A review of Christian-Muslim conflict and a modest proposal to counter it

At a Christian-Muslim conference in Geneva this week, participants agreed to build a network for “peace teams” to intervene in crises where religious differences are invoked as the cause of the dispute. The idea is that religious differences may not be the real problem in a so-called religious conflict, but rather a means to mobilise the masses in a dispute that actually stems from political or economic rivalries.

If outside experts could help disentangle religion from the other issues, the argument goes, that could help neutralise religion’s capacity to mobilise and inflame, in the hope of leading to a de-escalation of the crisis.

Is this idealistic? Maybe. However, given the number of crises throughout the world that have religion factored into the equation, it certainly seems worth the effort. Many of these conflicts are not simply battles between religious fanatics, as they may be presented, but calculated agitation by one group against another, usually for political or economic advantage. Some smokescreens are easy to see through, others almost impenetrable.

(Photo: Prince Ghazi, 1 Nov 2010/WCC-Mark Beach)

In his speech to the conference, Jordanian Prince Ghazi bin Muhammad bin Talal sketched out the problem facing religious experts who undertake such peace missions. “Before considering what to do and how to do it, we are faced with a series of complex social, political and religious puzzles which we must fully understand in order not to make things worse,” he said.

He then offered a brief tour d’horizon of Christian-Muslim tension and conflict in the world. It’s not complete and readers may disagree on specific points (that’s what the Comments section below is for!), but it’s a useful overview worth posting verbatim to highlight the problems and invite debate on them.

Ghazi said there are:

  • “places where Christians are clearly severely oppressed by Muslims (such as Pakistan, Iraq and Sudan), and places where Muslims are clearly severely oppressed by Christians (such as the Philippines);”
  • a lot of other places where it is not clear who is oppressing who (such as along the Muslim-Christian ‘fault line’ in Sub-Saharan Africa);
  • “places where we know both Christians and Muslims routinely wrong and kill each other (such as Nigeria);
  • “places where Christians and Muslims are both oppressed by others (such as Palestine, Burma, Thailand and India on occasion);
  • “places where our knowledge of the religious oppression there is limited (such as China);

  • (Photo: Children urge Philippine army and Muslim separatists to stop fighting in Mindanao, 2 Oct 2008/Romeo Ranoco)
  • “places where foreign missionary activity is exacerbating local relationships and causing communal violence (such as Indonesia) albeit that this does not justify the oppression there;
  • “places where the cause of violence is not religion but irredentism (such as Chechnya, Kashmir and Sudan) although again this does not justify the oppression there;
  • “places where there is no violent oppression as such but legal or social discrimination (such as in parts of the Arab world and Europe, and right here in Switzerland — where Muslims can no longer build minarets);
  • “places where Christians are oppressed by Muslims but Muslims oppress other Muslims even more violently (such as Pakistan and Iraq) due to sectarian violence (though the governments do their best to stop this);
  • “places where we as Christians and Muslims are not likely to agree on who is wronging who;
  • “places where Muslims and/or Christians will never agree among themselves — let alone with each other — on who is doing what to who and whose fault it is;
  • “and, finally, places where individuals regularly exaggerate their religious plight to their co-religionists abroad due to their own individual myopia, or simply to exploit them for personal financial benefit. This in turn is then seized upon by the international proselytism ‘industry’ to solicit more and more donations from their own popular bases which then fund more and more attempts at foreign proselytism and this makes the situation yet worse.”

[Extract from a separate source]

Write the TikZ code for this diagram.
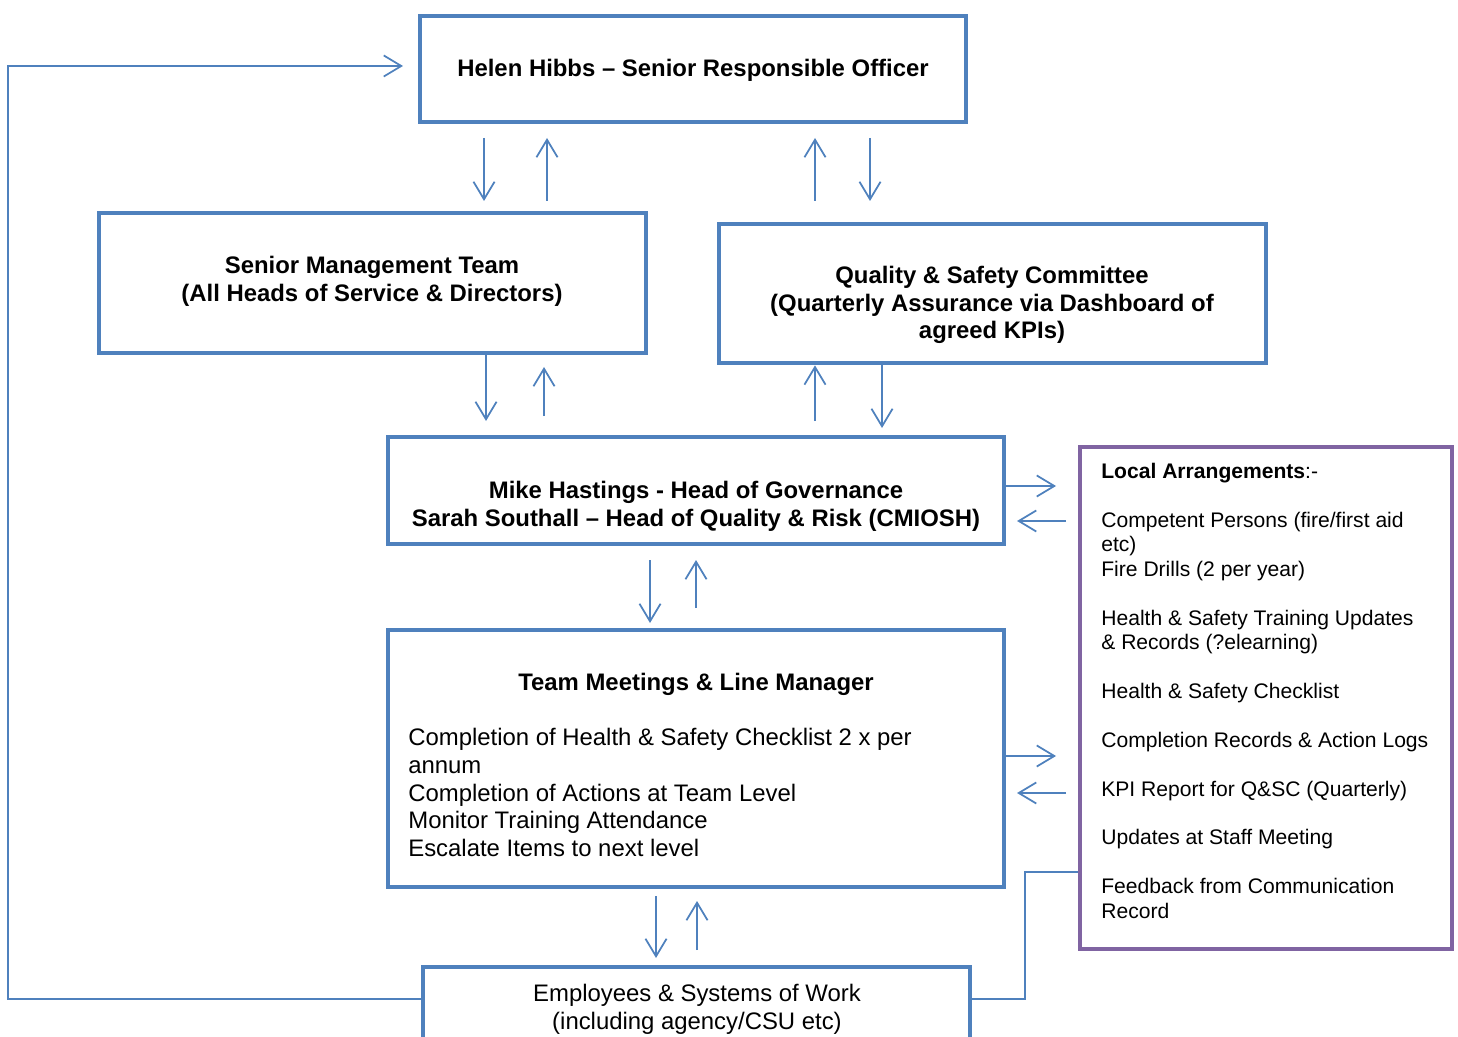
\documentclass[tikz,border=0pt]{standalone}
\usepackage{fontspec}
\setmainfont{Liberation Sans}
\usetikzlibrary{arrows.meta}

\definecolor{boxblue}{HTML}{4F81BD}
\definecolor{boxpurple}{HTML}{8064A2}

\tikzset{
  box/.style={draw=boxblue, line width=2.7pt, rectangle, fill=white},
  localbox/.style={draw=boxpurple, line width=2.7pt, rectangle, fill=white},
  arr/.style={draw=boxblue, line width=1pt, -{Straight Barb[length=10pt,width=12pt]}},
  link/.style={draw=boxblue, line width=1pt},
  bigtxt/.style={font=\fontsize{13.6}{15.8}\selectfont, align=center, inner sep=0pt},
  smalltxt/.style={font=\fontsize{12}{13.9}\selectfont, align=left, inner sep=0pt}
}

\begin{document}
\begin{tikzpicture}[x=0.02cm, y=-0.02cm]
    \useasboundingbox (0,0) rectangle (1458,1037);
    \clip (0,0) rectangle (1458,1037);

    % Boxes
    \node[box, minimum width=10.92cm, minimum height=2.12cm] (helen) at (693,69) {};
    \node[box, minimum width=10.94cm, minimum height=2.8cm] (smt) at (372.5,283) {};
    \node[box, minimum width=10.94cm, minimum height=2.78cm] (qsc) at (992.5,293.5) {};
    \node[box, minimum width=12.32cm, minimum height=2.14cm] (mike) at (696,490.5) {};
    \node[box, minimum width=12.32cm, minimum height=5.14cm] (team) at (696,758.5) {};
    \node[localbox, minimum width=7.44cm, minimum height=10.04cm] (local) at (1266,698) {};
    \node[box, minimum width=10.94cm, minimum height=2.0cm] (emp) at (696.5,1017) {};

    % Texts
    \node[bigtxt, font=\fontsize{13.6}{15.8}\selectfont\bfseries] (helentxt) at (693,70)
      {Helen Hibbs – Senior Responsible Officer};
    \node[bigtxt, font=\fontsize{13.6}{15.8}\selectfont\bfseries] (smttxt) at (372,281)
      {Senior Management Team\\(All Heads of Service \& Directors)};
    \node[bigtxt, font=\fontsize{13.6}{15.8}\selectfont\bfseries] (qsctxt) at (992,305)
      {Quality \& Safety Committee\\(Quarterly Assurance via Dashboard of\\agreed KPIs)};
    \node[bigtxt, font=\fontsize{13.6}{15.8}\selectfont\bfseries] (miketxt) at (696,506)
      {Mike Hastings - Head of Governance\\Sarah Southall – Head of Quality \& Risk (CMIOSH)};
    \node[bigtxt, font=\fontsize{13.6}{15.8}\selectfont\bfseries] (teamtitle) at (696,684)
      {Team Meetings \& Line Manager};
    \node[bigtxt, align=left, anchor=north west] (teambody) at (408,728)
      {Completion of Health \& Safety Checklist 2 x per\\annum\\
       Completion of Actions at Team Level\\Monitor Training Attendance\\
       Escalate Items to next level};
    \node[smalltxt, anchor=north west] (localtxt) at (1101,463)
      {\textbf{Local Arrangements}:-\\[13.9pt]
       Competent Persons (fire/first aid\\etc)\\Fire Drills (2 per year)\\[13.9pt]
       Health \& Safety Training Updates\\\& Records (?elearning)\\[13.9pt]
       Health \& Safety Checklist\\[13.9pt]
       Completion Records \& Action Logs\\[13.9pt]
       KPI Report for Q\&SC (Quarterly)\\[13.9pt]
       Updates at Staff Meeting\\[13.9pt]
       Feedback from Communication\\Record};
    \node[bigtxt] (emptxt) at (697,1009)
      {Employees \& Systems of Work\\(including agency/CSU etc)};

    % Arrow ends
    \coordinate (a1) at (484,138);  \coordinate (a2) at (484,201);
    \coordinate (a3) at (547,201);  \coordinate (a4) at (547,138);
    \coordinate (a5) at (815,201);  \coordinate (a6) at (815,138);
    \coordinate (a7) at (870,138);  \coordinate (a8) at (870,201);
    \coordinate (b1) at (486,421);
    \coordinate (b2) at (544,416);  \coordinate (b3) at (544,367);
    \coordinate (b4) at (815,421);
    \coordinate (b5) at (882,428);
    \coordinate (c1) at (650,560);  \coordinate (c2) at (650,623);
    \coordinate (c3) at (696,608);  \coordinate (c4) at (696,560);
    \coordinate (d1) at (656,896);  \coordinate (d2) at (656,958);
    \coordinate (d3) at (697,950);  \coordinate (d4) at (697,901);
    \coordinate (e1) at (1056,486);
    \coordinate (e2) at (1066,521); \coordinate (e3) at (1017,521);
    \coordinate (e4) at (1056,756);
    \coordinate (e5) at (1066,793); \coordinate (e6) at (1017,793);
    \coordinate (fl) at (8,999);    \coordinate (ho) at (403,66);
    \coordinate (fr1) at (1025,999); \coordinate (fr2) at (1025,872);

    % Edges
    \draw[arr] (a1) -- (a2);
    \draw[arr] (a3) -- (a4);
    \draw[arr] (a5) -- (a6);
    \draw[arr] (a7) -- (a8);
    \draw[arr] (b1 |- smt.south) -- (b1);
    \draw[arr] (b2) -- (b3);
    \draw[arr] (b4) -- (b4 |- qsc.south);
    \draw[arr] (b5 |- qsc.south) -- (b5);
    \draw[arr] (c1) -- (c2);
    \draw[arr] (c3) -- (c4);
    \draw[arr] (d1) -- (d2);
    \draw[arr] (d3) -- (d4);
    \draw[arr] (e1 -| mike.east) -- (e1);
    \draw[arr] (e2) -- (e3);
    \draw[arr] (e4 -| team.east) -- (e4);
    \draw[arr] (e5) -- (e6);

    % Feedback lines
    \draw[arr] (fl -| emp.west) -- (fl) |- (ho);
    \draw[link] (fr1 -| emp.east) -- (fr1) -- (fr2) -- (fr2 -| local.west);
\end{tikzpicture}
\end{document}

(Photo: Office in Lahore where moderate Pakistani Sunni imam Sarfraz Naeemi was killed by a Taliban suicide bomber, 12 June 2009/Mohsin Raza)

On top of that, Ghazi added, religious leaders have varying degrees of political power or social influence in different places and different levels of access to information about what is really going on and how best to help.

What do you think? Can outside religious experts help defuse conflicts that are religious or partly religious in nature? And what do you think of the list of Christian-Muslim flashpoints presented above?